Discussion of Water-in-Oil Emulsion Combustion
Water-in-oil emulsions have existed since the turn of the century. However, only recently have companies such as Petroferm been able to control the stability and quality of the emulsion to make it advantageous for industrial and power-generating uses. Petroferm's water-in-oil emulsion system and products are now used in a variety of boilers and furnaces along the East Coast. The emulsions are engineered to provide reduced carbon particulate, lower opacity and lower nitrogen oxide levels. In many cases, increased thermal efficiency, as well as reduced fireside fouling result. By understanding how this technology works the advantages of PEP-99 are exposed.
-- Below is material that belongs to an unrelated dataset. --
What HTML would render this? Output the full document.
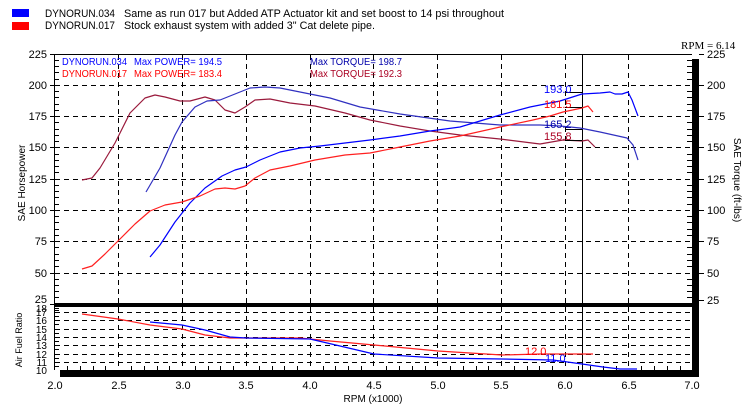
<!DOCTYPE html>
<html><head><meta charset="utf-8"><style>
html,body{margin:0;padding:0;background:#fff;}
svg{display:block;font-family:"Liberation Sans",Arial,sans-serif;}
</style></head><body>
<svg width="751" height="416" viewBox="0 0 751 416" xmlns="http://www.w3.org/2000/svg">
<rect width="751" height="416" fill="#fff"/>
<!-- top legend -->
<rect x="12" y="9" width="17" height="8" fill="#0000ff"/>
<rect x="12" y="22" width="17" height="8" fill="#ff0000"/>
<g font-size="11" fill="#000">
<text x="45" y="17" textLength="70" lengthAdjust="spacingAndGlyphs">DYNORUN.034</text><text x="124" y="17" textLength="380" lengthAdjust="spacingAndGlyphs">Same as run 017 but Added ATP Actuator kit and set boost to 14 psi throughout</text>
<text x="45" y="29" textLength="70" lengthAdjust="spacingAndGlyphs">DYNORUN.017</text><text x="124" y="29" textLength="251" lengthAdjust="spacingAndGlyphs">Stock exhaust system with added 3" Cat delete pipe.</text>
</g>
<text x="681" y="49" font-family="Liberation Serif,serif" font-size="11">RPM = 6.14</text>
<!-- grid -->
<g stroke="#000" stroke-width="1" stroke-dasharray="5,4" fill="none">
<path d="M55 85.5H692M55 116.5H692M55 147.5H692M55 179.5H692M55 210.5H692M55 241.5H692M55 273.5H692"/>
<path d="M55 312.5H692M55 320.5H692M55 329.5H692M55 337.5H692M55 345.5H692M55 354.5H692M55 362.5H692"/>
<path d="M118.5 55V370M182.5 55V370M246.5 55V370M310.5 55V370M373.5 55V370M437.5 55V370M501.5 55V370M565.5 55V370M628.5 55V370"/>
</g>
<!-- frame -->
<path d="M54.5 370V54.5H692" stroke="#000" fill="none"/>
<rect x="55" y="303" width="644" height="4" fill="#000"/>
<rect x="692" y="59" width="7" height="318" fill="#000"/>
<rect x="60" y="370" width="639" height="7" fill="#000"/>
<line x1="582.5" y1="55" x2="582.5" y2="370" stroke="#000"/>
<!-- ticks -->
<g stroke="#000">
<path d="M50 54.5H55M50 85.5H55M50 116.5H55M50 147.5H55M50 179.5H55M50 210.5H55M50 241.5H55M50 273.5H55M50 304.5H55"/>
<path d="M55 60.5H59M55 66.5H59M55 72.5H59M55 79.5H59M55 91.5H59M55 97.5H59M55 104.5H59M55 110.5H59M55 122.5H59M55 129.5H59M55 135.5H59M55 141.5H59M55 154.5H59M55 160.5H59M55 166.5H59M55 172.5H59M55 185.5H59M55 191.5H59M55 197.5H59M55 204.5H59M55 216.5H59M55 222.5H59M55 229.5H59M55 235.5H59M55 247.5H59M55 254.5H59M55 260.5H59M55 266.5H59M55 279.5H59M55 285.5H59M55 291.5H59M55 297.5H59"/>
<path d="M55 316.5H59M55 324.5H59M55 333.5H59M55 341.5H59M55 349.5H59M55 358.5H59M55 366.5H59M55 310.5H59M55 308.5H59"/>
<path d="M687 60.5H692M687 66.5H692M687 72.5H692M687 79.5H692M687 91.5H692M687 97.5H692M687 104.5H692M687 110.5H692M687 122.5H692M687 129.5H692M687 135.5H692M687 141.5H692M687 154.5H692M687 160.5H692M687 166.5H692M687 172.5H692M687 185.5H692M687 191.5H692M687 197.5H692M687 204.5H692M687 216.5H692M687 222.5H692M687 229.5H692M687 235.5H692M687 247.5H692M687 254.5H692M687 260.5H692M687 266.5H692M687 279.5H692M687 285.5H692M687 291.5H692M687 297.5H692"/>
<path d="M699 54.5H704M699 85.5H704M699 116.5H704M699 147.5H704M699 179.5H704M699 210.5H704M699 241.5H704M699 273.5H704M699 300.5H704"/>
<path d="M67.5 366V370M80.5 366V370M93.5 366V370M105.5 366V370M131.5 366V370M144.5 366V370M157.5 366V370M169.5 366V370M195.5 366V370M208.5 366V370M220.5 366V370M233.5 366V370M259.5 366V370M272.5 366V370M284.5 366V370M297.5 366V370M323.5 366V370M335.5 366V370M348.5 366V370M361.5 366V370M386.5 366V370M399.5 366V370M412.5 366V370M425.5 366V370M450.5 366V370M463.5 366V370M476.5 366V370M488.5 366V370M514.5 366V370M527.5 366V370M539.5 366V370M552.5 366V370M578.5 366V370M590.5 366V370M603.5 366V370M616.5 366V370M641.5 366V370M654.5 366V370M667.5 366V370M680.5 366V370"/>
</g>
<!-- axis labels -->
<g font-size="11" text-anchor="end">
<text x="47" y="58">225</text><text x="47" y="89">200</text><text x="47" y="120">175</text><text x="47" y="151">150</text><text x="47" y="183">125</text><text x="47" y="214">100</text><text x="47" y="245">75</text><text x="47" y="277">50</text><text x="47" y="303">25</text>
</g>
<g font-size="10" text-anchor="end">
<text x="47" y="374">10</text><text x="47" y="366">11</text><text x="47" y="358">12</text><text x="47" y="349">13</text><text x="47" y="341">14</text><text x="47" y="333">15</text><text x="47" y="324">16</text><text x="47" y="316">17</text><text x="47" y="312">18</text>
</g>
<g font-size="11">
<text x="707" y="58">225</text><text x="707" y="89">200</text><text x="707" y="120">175</text><text x="707" y="151">150</text><text x="707" y="183">125</text><text x="707" y="214">100</text><text x="707" y="245">75</text><text x="707" y="277">50</text><text x="707" y="304">25</text>
</g>
<g font-size="11" text-anchor="middle">
<text x="55" y="389">2.0</text><text x="119" y="389">2.5</text><text x="183" y="389">3.0</text><text x="246" y="389">3.5</text><text x="310" y="389">4.0</text><text x="374" y="389">4.5</text><text x="438" y="389">5.0</text><text x="501" y="389">5.5</text><text x="565" y="389">6.0</text><text x="629" y="389">6.5</text><text x="692" y="389">7.0</text>
<text x="373" y="402" font-size="10">RPM (x1000)</text>
</g>
<text transform="translate(25,183) rotate(-90)" font-size="10" text-anchor="middle">SAE Horsepower</text>
<text transform="translate(22,340) rotate(-90)" font-size="9" text-anchor="middle">Air Fuel Ratio</text>
<text transform="translate(734,180) rotate(90)" font-size="10" text-anchor="middle">SAE Torque (ft-lbs)</text>
<!-- inner legend -->
<g font-size="10.5">
<text x="62" y="65" fill="#0000ff" textLength="65" lengthAdjust="spacingAndGlyphs">DYNORUN.034</text><text x="134" y="65" fill="#0000ff" textLength="88" lengthAdjust="spacingAndGlyphs">Max POWER= 194.5</text><text x="310" y="65" fill="#0000aa" textLength="92" lengthAdjust="spacingAndGlyphs">Max TORQUE= 198.7</text>
<text x="62" y="77" fill="#ff0000" textLength="65" lengthAdjust="spacingAndGlyphs">DYNORUN.017</text><text x="134" y="77" fill="#ff0000" textLength="88" lengthAdjust="spacingAndGlyphs">Max POWER= 183.4</text><text x="310" y="77" fill="#aa0022" textLength="92" lengthAdjust="spacingAndGlyphs">Max TORQUE= 192.3</text>
</g>
<!-- curves -->
<g fill="none" stroke-width="1.2" stroke-linejoin="round">
<polyline stroke="#9a1a3c" points="82,180 92,178 100,168 115,143 130,113 145,98 155,95 165,97 180,101 190,101 205,97 215,100 225,110 235,113 245,107 255,100 270,99 290,103 315,106 345,113 370,120 400,126 430,131 460,135 500,139 540,144 563,140 582,141 588,140 595,147"/>
<polyline stroke="#3030c0" points="146,192 160,168 175,135 182,122 195,107 207,101 220,100 235,94 250,88 265,87 280,88 300,92 330,98 360,107 400,114 450,121 500,125 540,125 560,126 580,128 600,132 618,136 627,138 633,145 638,160"/>
<polyline stroke="#0000ff" points="150,257 160,245 175,222 190,203 205,188 222,176 235,170 246,167 260,160 280,152 300,148 320,146 345,143 370,140 400,136 430,131 460,127 500,115 530,107 560,101 582,94 600,93 610,92 615,94 622,94 628,92 632,100 638,116"/>
<polyline stroke="#ff2020" points="82,269 92,266 105,254 118,241 135,224 150,211 165,205 182,202 200,196 215,189 225,188 235,189 245,186 255,178 270,170 290,166 315,160 345,155 370,153 400,147 430,141 460,136 500,127 533,120 550,116 563,112 582,108 588,106 593,112"/>
<polyline stroke="#ff2020" points="82,314 118,319 150,325 182,329 205,335 230,338 246,338 300,338 330,341 374,345 438,351 502,355 540,354 593,354"/>
<polyline stroke="#0000ff" points="150,322 182,325 205,330 230,337 246,338 310,339 340,346 374,354 438,358 502,359 553,360 582,364 603,367 620,369 637,369"/>
</g>
<g stroke="#000"><path d="M565 92.5H582M565 107.5H582M565 129.5H582M565 140.5H582"/></g>
<g font-size="11">
<text x="544" y="93" fill="#0000ff">193.0</text>
<text x="544" y="108" fill="#ff0000">181.5</text>
<text x="544" y="128" fill="#0000aa">165.2</text>
<text x="544" y="140" fill="#aa0022">155.8</text>
<text x="525" y="355" fill="#ff0000">12.0</text>
<text x="545" y="362" fill="#0000ff">11.0</text>
</g>
</svg>
</body></html>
Petroferm's PEP-99 Emulsion
PEP-99 emulsion is a water-in-oil emulsion fuel consisting of from 5 percent to 10 percent water dispersed as droplets in a continuous oil phase. The key to achieving maximum combustion with this fuel is producing water droplets in the range of 5 microns to 20 microns in diameter within the oil. This is accomplished by introducing a small amount of PEP-99 surfactant to control water droplet size and prevent coalescence. Proper mixing and proportioning of the water, oil and PEP-99 surfactant creates a very stable emulsion that is ready to burn. Figure I compares the size of a typical fuel oil droplet sprayed into the combustion chamber with a PEP-99 emulsified fuel droplet containing many water droplets of 5 microns to 20 microns in size.
FIGURE 1: Comparison of Emulsified Fuel and Residual Fuel Oil
A typical burner atomizer produces a spray of fuel oil droplets around 100 microns to 200 microns in diameter, depending on fuel quality and atomizer design. Typically, the larger fuel droplets do not completely burn, leaving unburned carbon to collect on heat transfer surfaces and escape as particulate matter in the exhaust gases. This reduces overall thermal efficiency.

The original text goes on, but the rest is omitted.